THE PROBLEM:
Copy exactly the lines from the beginning of the data down to and including the line holding "860, 740, 622]", without any pictures.

RECORDED INFORMATION:
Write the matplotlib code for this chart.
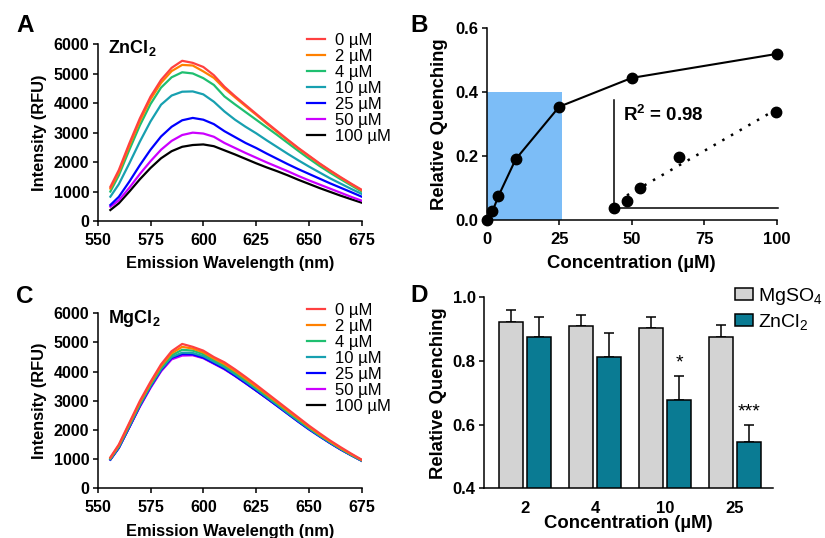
import numpy as np
import matplotlib
matplotlib.use("Agg")
import matplotlib.pyplot as plt

plt.rcParams['font.family'] = ['Liberation Sans', 'DejaVu Sans']
plt.rcParams['mathtext.fontset'] = 'custom'
plt.rcParams['mathtext.rm'] = 'Liberation Sans'
plt.rcParams['mathtext.bf'] = 'Liberation Sans:bold'
plt.rcParams['mathtext.default'] = 'regular'

# ---------------- data ----------------
wavelength = [556, 560, 565, 570, 575, 580, 585, 590, 595, 600, 605, 610, 615,
              620, 625, 630, 635, 640, 645, 650, 655, 660, 665, 670, 675]
conc_labels = ["0 µM", "2 µM", "4 µM", "10 µM", "25 µM", "50 µM", "100 µM"]
line_colors = ["#ff4040", "#ff8000", "#1fbf70", "#17a0b0", "#0000ff", "#cc00ff", "#000000"]

zn_0 = [1160, 1730, 2640, 3490, 4220, 4790, 5200, 5440, 5370, 5230, 4950, 4560, 4240,
        3940, 3640, 3340, 3050, 2760, 2480, 2220, 1960, 1720, 1490, 1270, 1060]
zn_2 = [1100, 1660, 2560, 3400, 4130, 4690, 5090, 5300, 5280, 5080, 4860, 4500, 4200,
        3900, 3610, 3310, 3020, 2740, 2460, 2200, 1940, 1700, 1470, 1250, 1040]
zn_4 = [1000, 1550, 2420, 3250, 3970, 4530, 4880, 5050, 5010, 4850, 4620, 4230, 3960,
        3700, 3440, 3180, 2920, 2650, 2380, 2120, 1870, 1640, 1420, 1210, 1000]
zn_10 = [826, 1250, 1960, 2700, 3380, 3950, 4260, 4390, 4400, 4300, 4050, 3720, 3440,
         3200, 2980, 2740, 2510, 2280, 2060, 1850, 1650, 1450, 1270, 1090, 920]
zn_25 = [543, 820, 1340, 1900, 2420, 2870, 3200, 3420, 3500, 3440, 3290, 3050, 2850,
         2650, 2480, 2290, 2110, 1930, 1760, 1600, 1440, 1280, 1130, 980, 826]
zn_50 = [486, 700, 1130, 1600, 2030, 2420, 2720, 2920, 3000, 2970, 2860, 2650, 2480,
         2310, 2150, 1990, 1840, 1690, 1530, 1380, 1240, 1100, 960, 820, 690]
zn_100 = [373, 600, 1000, 1420, 1800, 2130, 2370, 2520, 2580, 2600, 2540, 2400, 2260,
          2110, 1960, 1820, 1690, 1550, 1400, 1260, 1120, 990, 860, 740, 622]

mg_0 = [1060, 1500, 2250, 3000, 3650, 4250, 4700, 4950, 4850, 4720, 4500, 4320, 4080,
        3820, 3550, 3270, 2990, 2710, 2430, 2150, 1890, 1640, 1410, 1190, 980]
mg_2 = [1040, 1470, 2210, 2950, 3600, 4190, 4630, 4850, 4790, 4660, 4450, 4260, 4020,
        3760, 3490, 3220, 2940, 2660, 2390, 2110, 1850, 1610, 1380, 1170, 970]
mg_4 = [1020, 1440, 2170, 2900, 3550, 4130, 4560, 4750, 4720, 4600, 4400, 4200, 3960,
        3710, 3440, 3170, 2900, 2620, 2350, 2080, 1830, 1590, 1360, 1150, 960]
mg_10 = [1000, 1410, 2130, 2860, 3510, 4080, 4500, 4650, 4640, 4530, 4340, 4150, 3910,
         3660, 3400, 3130, 2860, 2580, 2310, 2050, 1800, 1570, 1350, 1140, 950]
mg_25 = [980, 1380, 2100, 2830, 3480, 4050, 4470, 4600, 4590, 4480, 4290, 4100, 3860,
         3610, 3350, 3090, 2820, 2550, 2280, 2020, 1780, 1550, 1330, 1130, 940]
mg_50 = [990, 1390, 2090, 2800, 3440, 4010, 4420, 4550, 4560, 4460, 4270, 4080, 3850,
         3600, 3350, 3090, 2830, 2560, 2290, 2040, 1800, 1560, 1340, 1140, 950]
mg_100 = [990, 1400, 2110, 2830, 3470, 4040, 4450, 4580, 4580, 4480, 4290, 4100, 3870,
          3620, 3360, 3100, 2840, 2570, 2300, 2040, 1800, 1560, 1340, 1140, 950]

zn_series = [zn_0, zn_2, zn_4, zn_10, zn_25, zn_50, zn_100]
mg_series = [mg_0, mg_2, mg_4, mg_10, mg_25, mg_50, mg_100]

b_conc = [0, 2, 4, 10, 25, 50, 100]
b_quench = [0.0, 0.027, 0.074, 0.19, 0.354, 0.444, 0.519]

d_groups = ["2", "4", "10", "25"]
d_mg_mean = [0.923, 0.910, 0.903, 0.874]
d_mg_err = [0.037, 0.034, 0.034, 0.039]
d_zn_mean = [0.874, 0.813, 0.677, 0.545]
d_zn_err = [0.065, 0.076, 0.076, 0.054]
d_sig = ["", "", "*", "***"]

# ---------------- figure ----------------
W, H = 825, 538
fig = plt.figure(figsize=(W / 100, H / 100), dpi=100)

LW = 1.1


def style(ax, tickfs):
    for s in ['top', 'right']:
        ax.spines[s].set_visible(False)
    for s in ['left', 'bottom']:
        ax.spines[s].set_linewidth(LW)
    ax.tick_params(direction='out', length=3.6, width=LW, labelsize=tickfs)
    ax.tick_params(axis='x', pad=5)
    ax.tick_params(axis='y', pad=2.5)
    for lab in ax.get_xticklabels() + ax.get_yticklabels():
        lab.set_fontweight('bold')


def spectra(ax, series, title, title_base, legend_top):
    for ys, c, lab in reversed(list(zip(series, line_colors, conc_labels))):
        ax.plot(wavelength, ys, color=c, lw=1.6, label=lab)
    ax.set_xlim(550, 675)
    ax.set_ylim(0, 6000)
    ax.set_xticks([550, 575, 600, 625, 650, 675])
    ax.set_yticks([0, 1000, 2000, 3000, 4000, 5000, 6000])
    style(ax, 11.5)
    ax.set_xlabel("Emission Wavelength (nm)", fontsize=11.8, fontweight='bold', labelpad=6)
    ax.set_ylabel("Intensity (RFU)", fontsize=11.8, fontweight='bold', labelpad=5)
    fig.text(108 / W, 1 - title_base / H, title, fontsize=13, fontweight='bold',
             va='baseline', ha='left')
    h, l = ax.get_legend_handles_labels()
    ax.legend(h[::-1], l[::-1], loc='upper left', bbox_to_anchor=(307 / W, legend_top),
              bbox_transform=fig.transFigure, frameon=False, fontsize=12,
              handlelength=1.1, handletextpad=0.6, labelspacing=0.06,
              borderpad=0, borderaxespad=0)


# Panel A
axA = fig.add_axes([97.7 / W, 1 - 221 / H, 264 / W, 176.7 / H])
spectra(axA, zn_series, r"ZnCl$\mathbf{_2}$", 53, 1 - 33 / H)

# Panel C
axC = fig.add_axes([97.7 / W, 1 - 488.3 / H, 264 / W, 175 / H])
spectra(axC, mg_series, r"MgCl$\mathbf{_2}$", 323, 1 - 303 / H)

# Panel B
axB = fig.add_axes([486.7 / W, 1 - 220 / H, 290 / W, 192 / H])
axB.add_patch(plt.Rectangle((0, 0), 26, 0.4, color="#7cbdf7", lw=0, zorder=0))
axB.plot(b_conc, b_quench, color='black', lw=1.5, marker='o', ms=7.5, clip_on=False, zorder=3)
axB.set_xlim(0, 100)
axB.set_ylim(0, 0.6)
axB.set_xticks([0, 25, 50, 75, 100])
axB.set_yticks([0.0, 0.2, 0.4, 0.6])
axB.set_yticklabels(["0.0", "0.2", "0.4", "0.6"])
style(axB, 12)
axB.set_xlabel("Concentration (µM)", fontsize=13.3, fontweight='bold', labelpad=6)
axB.set_ylabel("Relative Quenching", fontsize=13.3, fontweight='bold', labelpad=5)

# inset: zoom of the low-concentration range
ins = axB.inset_axes([43.9, 0.037, 56.6, 0.338], transform=axB.transData)
ins.patch.set_alpha(0)
low_x = b_conc[:5]
low_y = b_quench[:5]
ins.plot(low_x, low_y, 'o', color='black', ms=7.5, clip_on=False)
k, b0 = np.polyfit(low_x[1:], low_y[1:], 1)
fx = np.array([low_x[1], low_x[-1]])
ins.plot(fx, k * fx + b0, color='black', lw=1.8, ls=(0, (1, 3)))
ins.set_xlim(0, 25.3)
ins.set_ylim(0, 0.4)
for s in ['top', 'right']:
    ins.spines[s].set_visible(False)
for s in ['left', 'bottom']:
    ins.spines[s].set_linewidth(LW)
ins.set_xticks([])
ins.set_yticks([])
axB.text(47, 0.31, r"R$\mathbf{^2}$ = 0.98", fontsize=13.5, fontweight='bold',
         va='baseline', ha='left')

# Panel D
axD = fig.add_axes([484 / W, 1 - 488.3 / H, 289 / W, 191 / H])
xg = np.arange(len(d_groups))
bw = 0.35
axD.bar(xg - 0.2, d_mg_mean, bw, color="#d3d3d3", edgecolor='black', lw=1.1,
        label=r"MgSO$_4$", zorder=2)
axD.bar(xg + 0.2, d_zn_mean, bw, color="#0a7b93", edgecolor='black', lw=1.1,
        label=r"ZnCl$_2$", zorder=2)
axD.errorbar(xg - 0.2, d_mg_mean, yerr=[np.zeros(4), d_mg_err], fmt='none',
             ecolor='black', elinewidth=1.1, capsize=3.5, capthick=1.1, zorder=1)
axD.errorbar(xg + 0.2, d_zn_mean, yerr=[np.zeros(4), d_zn_err], fmt='none',
             ecolor='black', elinewidth=1.1, capsize=3.5, capthick=1.1, zorder=1)
for i, s in enumerate(d_sig):
    if s:
        axD.text(xg[i] + 0.2, d_zn_mean[i] + d_zn_err[i] + 0.04, s, ha='center',
                 va='center', fontsize=14)
axD.set_xlim(-0.586, 3.543)
axD.set_ylim(0.4, 1.0)
axD.set_xticks(xg)
axD.set_xticklabels(d_groups)
axD.set_yticks([0.4, 0.6, 0.8, 1.0])
style(axD, 12)
axD.tick_params(axis='x', length=0, pad=9.5)
axD.set_xlabel("Concentration (µM)", fontsize=13.3, fontweight='bold', labelpad=-1)
axD.set_ylabel("Relative Quenching", fontsize=13.3, fontweight='bold', labelpad=4)
axD.legend(loc='upper left', bbox_to_anchor=(735 / W, 1 - 286 / H),
           bbox_transform=fig.transFigure, frameon=False,
           fontsize=14, handlelength=0.9, handleheight=0.62, handletextpad=0.3,
           labelspacing=0.25, borderpad=0, borderaxespad=0)

# panel letters
for letter, x, y in [("A", 16, 31.7), ("B", 410, 31.7), ("C", 16, 303), ("D", 410, 302)]:
    fig.text(x / W, 1 - y / H, letter, fontsize=17.5, fontweight='bold',
             va='baseline', ha='left')

fig.savefig("out.png", dpi=100)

ANSWER TO THIS EXERCISE:
Write the matplotlib code for this chart.
import numpy as np
import matplotlib
matplotlib.use("Agg")
import matplotlib.pyplot as plt

plt.rcParams['font.family'] = ['Liberation Sans', 'DejaVu Sans']
plt.rcParams['mathtext.fontset'] = 'custom'
plt.rcParams['mathtext.rm'] = 'Liberation Sans'
plt.rcParams['mathtext.bf'] = 'Liberation Sans:bold'
plt.rcParams['mathtext.default'] = 'regular'

# ---------------- data ----------------
wavelength = [556, 560, 565, 570, 575, 580, 585, 590, 595, 600, 605, 610, 615,
              620, 625, 630, 635, 640, 645, 650, 655, 660, 665, 670, 675]
conc_labels = ["0 µM", "2 µM", "4 µM", "10 µM", "25 µM", "50 µM", "100 µM"]
line_colors = ["#ff4040", "#ff8000", "#1fbf70", "#17a0b0", "#0000ff", "#cc00ff", "#000000"]

zn_0 = [1160, 1730, 2640, 3490, 4220, 4790, 5200, 5440, 5370, 5230, 4950, 4560, 4240,
        3940, 3640, 3340, 3050, 2760, 2480, 2220, 1960, 1720, 1490, 1270, 1060]
zn_2 = [1100, 1660, 2560, 3400, 4130, 4690, 5090, 5300, 5280, 5080, 4860, 4500, 4200,
        3900, 3610, 3310, 3020, 2740, 2460, 2200, 1940, 1700, 1470, 1250, 1040]
zn_4 = [1000, 1550, 2420, 3250, 3970, 4530, 4880, 5050, 5010, 4850, 4620, 4230, 3960,
        3700, 3440, 3180, 2920, 2650, 2380, 2120, 1870, 1640, 1420, 1210, 1000]
zn_10 = [826, 1250, 1960, 2700, 3380, 3950, 4260, 4390, 4400, 4300, 4050, 3720, 3440,
         3200, 2980, 2740, 2510, 2280, 2060, 1850, 1650, 1450, 1270, 1090, 920]
zn_25 = [543, 820, 1340, 1900, 2420, 2870, 3200, 3420, 3500, 3440, 3290, 3050, 2850,
         2650, 2480, 2290, 2110, 1930, 1760, 1600, 1440, 1280, 1130, 980, 826]
zn_50 = [486, 700, 1130, 1600, 2030, 2420, 2720, 2920, 3000, 2970, 2860, 2650, 2480,
         2310, 2150, 1990, 1840, 1690, 1530, 1380, 1240, 1100, 960, 820, 690]
zn_100 = [373, 600, 1000, 1420, 1800, 2130, 2370, 2520, 2580, 2600, 2540, 2400, 2260,
          2110, 1960, 1820, 1690, 1550, 1400, 1260, 1120, 990, 860, 740, 622]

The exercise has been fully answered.